A British study found that female smokers have a higher risk of developing a rare type of bleeding in the brain called subarachnoid haemorrhage than men and female non-smokers after moderate to intense physical activity. The condition is potentially fatal and can lead to a coma or paralysis.
- Subarachnoid haemorrhage accounts for just five percent of strokes, but it is often fatal if left untreated.
- The life-threatening stroke can happen shortly after the patient lifted something heavy, went to the bathroom or had a coughing fit.
- The condition has no warning signs.
Doctors explain that the condition can occur in patients with brain aneurysm i.e. a weak area in a brain blood vessel which is more prone to burst under higher blood pressure. The condition is more common in women than in men but the recent study found that it is also more common in female smokers than in non-smokers.

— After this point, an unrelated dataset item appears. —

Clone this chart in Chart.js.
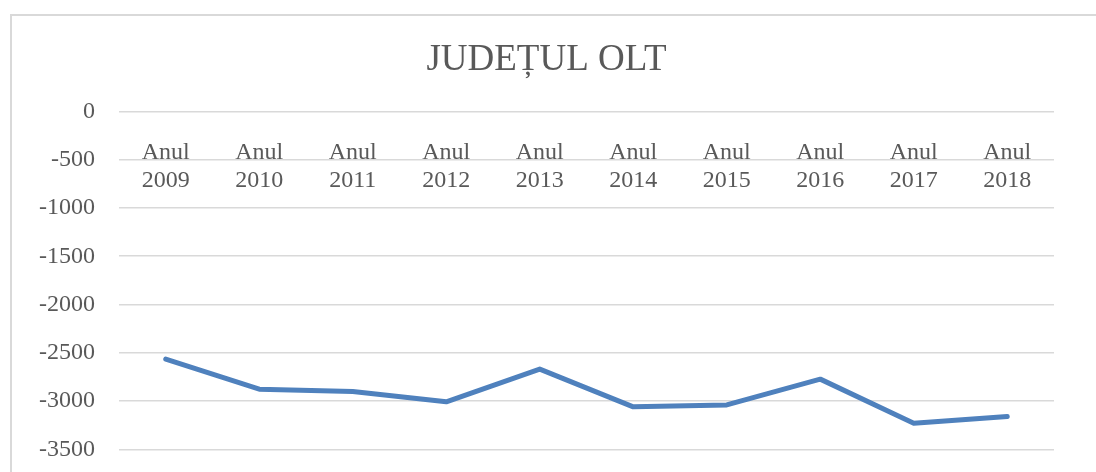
<!DOCTYPE html>
<html>
<head>
<meta charset="utf-8">
<script src="https://cdn.jsdelivr.net/npm/chart.js@4.4.1/dist/chart.umd.min.js"></script>
<style>
  html, body { margin: 0; padding: 0; background: #fff; overflow: hidden; }
  #box {
    position: absolute; left: 10px; top: 14px;
    width: 1100px; height: 600px;
    border-top: 2px solid #d9d9d9; border-left: 2px solid #d9d9d9;
  }
  #wrap { position: absolute; left: 0; top: 0; width: 1068px; height: 520px; }
</style>
</head>
<body>
<div id="box">
  <div id="wrap"><canvas id="grafic"></canvas></div>
</div>
<script>
// Date
const ani = ['2009', '2010', '2011', '2012', '2013', '2014', '2015', '2016', '2017', '2018'];
const valori = [-2565, -2877, -2900, -3008, -2669, -3060, -3040, -2773, -3229, -3160];
const yMin = -4000;
const yMax = 0;
const yPas = 500;

const font = "'Liberation Serif', 'DejaVu Serif', serif";
const gri = '#595959';

const ctx = document.getElementById('grafic');
new Chart(ctx, {
  type: 'line',
  data: {
    labels: ani.map(a => ['Anul', a]),
    datasets: [{
      data: valori,
      borderColor: '#4f81bd',
      borderWidth: 5,
      borderCapStyle: 'round',
      borderJoinStyle: 'round',
      pointRadius: 0,
      tension: 0,
      fill: false
    }]
  },
  options: {
    responsive: true,
    maintainAspectRatio: false,
    animation: false,
    layout: { padding: { left: 27, right: 26, top: 0, bottom: 0 } },
    plugins: {
      legend: { display: false },
      tooltip: { enabled: false },
      title: {
        display: true,
        text: 'JUDEȚUL OLT',
        color: gri,
        font: { family: font, size: 37, weight: 'normal' },
        padding: { top: 22, bottom: 29 }
      }
    },
    scales: {
      x: {
        position: { y: 0 },
        offset: true,
        grid: { display: false, drawTicks: false },
        border: { display: false },
        ticks: {
          color: gri,
          padding: 28,
          maxRotation: 0,
          font: { family: font, size: 24, lineHeight: 1.15 }
        }
      },
      y: {
        min: yMin,
        max: yMax,
        afterFit: s => { s.width = 80; },
        grid: { color: '#d9d9d9', lineWidth: 1.5, drawTicks: false },
        border: { display: false },
        ticks: {
          stepSize: yPas,
          color: gri,
          padding: 24,
          font: { family: font, size: 24 },
          callback: v => String(v)
        }
      }
    }
  }
});
</script>
</body>
</html>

The risk of having the brain bleed was high even in women who weren’t heavy smokers. The analysis revealed that women who smoked up to 10 cigarettes per day were 2.95 times more likely to develop brain hemorrhage than female non-smokers.
Men were just 1.93 times more likely to develop the condition than their non-smoking counterparts.
Women who were heavy smokers, i.e they consumed up to a pack daily, were nearly 4 times more likely to develop the condition than non-smokers. By contrast male heavy smokers had only 2.13 times higher risk.
Women who smoked up to 30 cigarettes per day saw their risk of having subarachnoid haemorrhage jump by 8.35 times, while men int he same category were just 2.76 times more prone to be affected by it.
On the other hand, former smokers saw their risk plunge to normal levels after six months of abstinence. Regardless of their sex, smokers who had quit smoking at least six months prior had a risk of brain bleed comparable to that of non-smokers.
Researchers cannot yet tell for sure why women are at higher risk but they believe that it my have something to do with women being more vulnerable to the negative effects of smoking. Age and unhealthy lifestyle choices also boost the risk of brain hemorrhage and fatal stroke. One researcher noted that “there is no safe level of smoking.”
The study was published this week in the journal Stroke.